DONALD P. ROPER, SUPERINTENDENT, POTOSI
CORRECTIONAL CENTER, PETITIONER v.
CHRISTOPHER SIMMONS

ON WRIT OF CERTIORARI TO THE SUPREME COURT OF
MISSOURI

[March 1, 2005]

Justice Stevens, with whom Justice Ginsburg joins, concurring.

Perhaps even more important than our specific holding today is our reaffirmation of the basic principle that informs the Court’s interpretation of the Eighth Amendment. If the meaning of that Amendment had been frozen when it was originally drafted, it would impose no impediment to the execution of 7-year-old children today. See Stanford v. Kentucky, 492 U.S. 361, 368 (1989) (describing the common law at the time of the Amendment’s adoption). The evolving standards of decency that have driven our construction of this critically important part of the Bill of Rights foreclose any such reading of the Amendment.
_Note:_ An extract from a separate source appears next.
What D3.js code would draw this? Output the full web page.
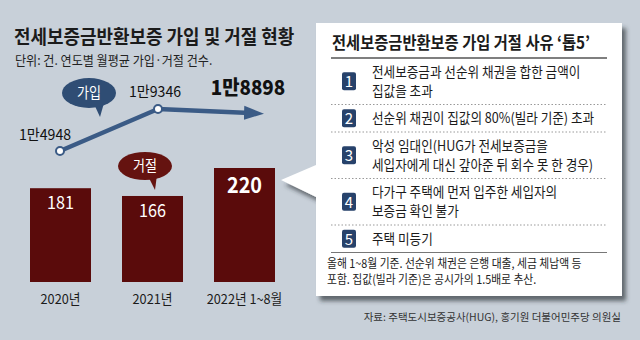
<!DOCTYPE html>
<html>
<head>
<meta charset="utf-8">
<script src="https://cdn.jsdelivr.net/npm/d3@7"></script>
<style>
  html, body { margin: 0; padding: 0; background: #c8d0d9; }
  svg { display: block; font-family: "Noto Sans CJK KR", "Noto Sans", sans-serif; }
</style>
</head>
<body>
<svg id="chart" width="640" height="340"></svg>
<script>
// 데이터
const years = ["2020년", "2021년", "2022년 1~8월"];
const joinCounts = [14948, 19346, 18898];
const joinLabels = ["1만4948", "1만9346", "1만8898"];
const rejectCounts = [181, 166, 220];

const title = "전세보증금반환보증 가입 및 거절 현황";
const subtitle = "단위: 건. 연도별 월평균 가입·거절 건수.";
const boxTitle = "전세보증금반환보증 가입 거절 사유 ‘톱5’";
const reasons = [
  ["전세보증금과 선순위 채권을 합한 금액이", "집값을 초과"],
  ["선순위 채권이 집값의 80%(빌라 기준) 초과"],
  ["악성 임대인(HUG가 전세보증금을", "세입자에게 대신 갚아준 뒤 회수 못 한 경우)"],
  ["다가구 주택에 먼저 입주한 세입자의", "보증금 확인 불가"],
  ["주택 미등기"]
];
const notes = [
  "올해 1~8월 기준. 선순위 채권은 은행 대출, 세금 체납액 등",
  "포함. 집값(빌라 기준)은 공시가의 1.5배로 추산."
];
const source = "자료: 주택도시보증공사(HUG), 홍기원 더불어민주당 의원실";

const svg = d3.select("#chart");

// 좁은 글꼴 흉내: 가로로 살짝 압축
function squeeze(sel, k) {
  sel.each(function() {
    const w = this.getComputedTextLength();
    d3.select(this).attr("textLength", w * k).attr("lengthAdjust", "spacingAndGlyphs");
  });
}

const box = { x: 316, y: 23, w: 306, h: 273 };

const defs = svg.append("defs");
defs.append("filter").attr("id", "shadow")
  .attr("filterUnits", "userSpaceOnUse")
  .attr("x", 270).attr("y", 15).attr("width", 365).attr("height", 291)
  .append("feDropShadow")
  .attr("dx", 4).attr("dy", 5).attr("stdDeviation", 2)
  .attr("flood-color", "#2b2f35").attr("flood-opacity", 0.65);
defs.append("marker").attr("id", "arrow")
  .attr("markerUnits", "userSpaceOnUse")
  .attr("viewBox", "0 -8 20 16")
  .attr("markerWidth", 20).attr("markerHeight", 16)
  .attr("refX", 12).attr("refY", 0)
  .attr("orient", "auto")
  .append("path").attr("d", "M0,-7L20,0L0,7Z").attr("fill", "#3b5b86");

// 제목
svg.append("text").attr("x", 14).attr("y", 44)
  .attr("font-size", 19.5).attr("font-weight", 700).attr("fill", "#1b1b1b")
  .text(title).call(squeeze, 0.92);
svg.append("text").attr("x", 15).attr("y", 65)
  .attr("font-size", 13).attr("fill", "#222")
  .text(subtitle).call(squeeze, 0.93);

// 막대 (거절)
const x = d3.scaleBand().domain(years).range([30, 275]).paddingInner(0.337).paddingOuter(0);
const yBar = d3.scaleLinear().domain([0, d3.max(rejectCounts)]).range([282, 168]);

svg.append("g").selectAll("rect")
  .data(rejectCounts)
  .join("rect")
  .attr("x", (d, i) => x(years[i]))
  .attr("y", d => yBar(d))
  .attr("width", x.bandwidth())
  .attr("height", d => yBar(0) - yBar(d))
  .attr("fill", "#5a0b0b");

svg.append("g").selectAll("text")
  .data(rejectCounts)
  .join("text")
  .attr("x", (d, i) => x(years[i]) + x.bandwidth() / 2)
  .attr("y", (d, i) => yBar(d) + (i === 2 ? 25 : 21))
  .attr("text-anchor", "middle")
  .attr("fill", "#fff")
  .attr("font-size", (d, i) => i === 2 ? 22 : 18)
  .attr("font-weight", (d, i) => i === 2 ? 700 : 400)
  .text(d => d)
  .call(squeeze, 0.9);

// x축 라벨
const xAxis = g => g
  .attr("transform", `translate(0,${yBar(0)})`)
  .call(d3.axisBottom(x).tickSize(0).tickPadding(12))
  .call(g => g.select(".domain").remove())
  .call(g => g.selectAll("text")
    .attr("font-size", 13.5).attr("fill", "#1b1b1b")
    .attr("font-family", "Noto Sans CJK KR"));
svg.append("g").call(xAxis);
svg.selectAll(".tick text").call(squeeze, 0.94);

// 선 (가입)
const xLine = d3.scalePoint().domain(years).range([60, 256]);
const yLine = d3.scaleLinear().domain([d3.min(joinCounts), d3.max(joinCounts)]).range([151, 109]);

const line = d3.line()
  .x((d, i) => xLine(years[i]))
  .y(d => yLine(d));

svg.append("path")
  .datum(joinCounts)
  .attr("fill", "none")
  .attr("stroke", "#3b5b86")
  .attr("stroke-width", 4.5)
  .attr("stroke-linejoin", "round")
  .attr("marker-end", "url(#arrow)")
  .attr("d", line);

svg.append("g").selectAll("circle")
  .data(joinCounts.slice(0, 2))
  .join("circle")
  .attr("cx", (d, i) => xLine(years[i]))
  .attr("cy", d => yLine(d))
  .attr("r", 4)
  .attr("fill", "#fff")
  .attr("stroke", "#3b5b86")
  .attr("stroke-width", 2);

const labelPos = [
  { dx: -15, dy: -11, size: 15, weight: 400 },
  { dx: -3, dy: -12, size: 15, weight: 400 },
  { dx: -8, dy: -18, size: 20, weight: 800 }
];
svg.append("g").selectAll("text")
  .data(joinLabels)
  .join("text")
  .attr("x", (d, i) => xLine(years[i]) + labelPos[i].dx)
  .attr("y", (d, i) => yLine(joinCounts[i]) + labelPos[i].dy)
  .attr("text-anchor", "middle")
  .attr("font-size", (d, i) => labelPos[i].size)
  .attr("font-weight", (d, i) => labelPos[i].weight)
  .attr("fill", "#111")
  .text(d => d)
  .call(squeeze, 0.94);

// 말풍선
function bubble(cx, cy, rx, ry, tail, color, label) {
  const g = svg.append("g");
  g.append("path").attr("d", d3.line()(tail) + "Z").attr("fill", color);
  g.append("ellipse").attr("cx", cx).attr("cy", cy).attr("rx", rx).attr("ry", ry).attr("fill", color);
  g.append("text").attr("x", cx).attr("y", cy + 5).attr("text-anchor", "middle")
    .attr("font-size", 14.5).attr("fill", "#fff").text(label).call(squeeze, 0.9);
}
bubble(89, 93, 27, 15, [[94, 104], [104, 103], [100, 117]], "#2f4d74", "가입");
bubble(145, 166, 27, 14, [[148, 176], [157, 175], [155, 190]], "#651310", "거절");

// 오른쪽 상자
svg.append("path")
  .attr("d", `M${box.x},${box.y}H${box.x + box.w}V${box.y + box.h}H${box.x}V197L281,180L${box.x},165Z`)
  .attr("fill", "#fff")
  .attr("filter", "url(#shadow)");

svg.append("text").attr("x", 332).attr("y", 49)
  .attr("font-size", 17).attr("font-weight", 700).attr("fill", "#1b1b1b")
  .text(boxTitle).call(squeeze, 0.9);
svg.append("line").attr("x1", 331).attr("x2", 607).attr("y1", 58).attr("y2", 58)
  .attr("stroke", "#555").attr("stroke-width", 1.5);

const lineH = 19, pad = 8.5;
let rowY = 58;
reasons.forEach((lines, i) => {
  const h = lines.length * lineH + pad;
  const g = svg.append("g");
  g.append("rect")
    .attr("x", 342).attr("y", rowY + h / 2 - 9)
    .attr("width", 14).attr("height", 18).attr("rx", 2)
    .attr("fill", "#27426b");
  g.append("text")
    .attr("x", 349).attr("y", rowY + h / 2 + 6)
    .attr("text-anchor", "middle").attr("fill", "#fff")
    .attr("font-size", 15).text(i + 1);
  lines.forEach((t, j) => {
    g.append("text")
      .attr("x", 372).attr("y", rowY + pad / 2 + lineH * j + 14.5)
      .attr("font-size", 14).attr("fill", "#1b1b1b")
      .text(t).call(squeeze, 0.9);
  });
  rowY += h;
  g.append("line").attr("x1", 331).attr("x2", 607).attr("y1", rowY).attr("y2", rowY)
    .attr("stroke", i === reasons.length - 1 ? "#777" : "#999")
    .attr("stroke-width", 1)
    .attr("stroke-dasharray", i === reasons.length - 1 ? null : "1.5,2");
});

notes.forEach((t, j) => {
  svg.append("text").attr("x", 327).attr("y", rowY + 15 + j * 16.5)
    .attr("font-size", 12).attr("fill", "#222")
    .text(t).call(squeeze, 0.9);
});

// 출처
svg.append("text").attr("x", 621).attr("y", 321)
  .attr("text-anchor", "end")
  .attr("font-size", 10.5).attr("fill", "#333")
  .text(source);
</script>
</body>
</html>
In the best tradition of the common law, the pace of that evolution is a matter for continuing debate; but that our understanding of the Constitution does change from time to time has been settled since John Marshall breathed life into its text. If great lawyers of his day–Alexander Hamilton, for example–were sitting with us today, I would expect them to join Justice Kennedy’s opinion for the Court. In all events, I do so without hesitation.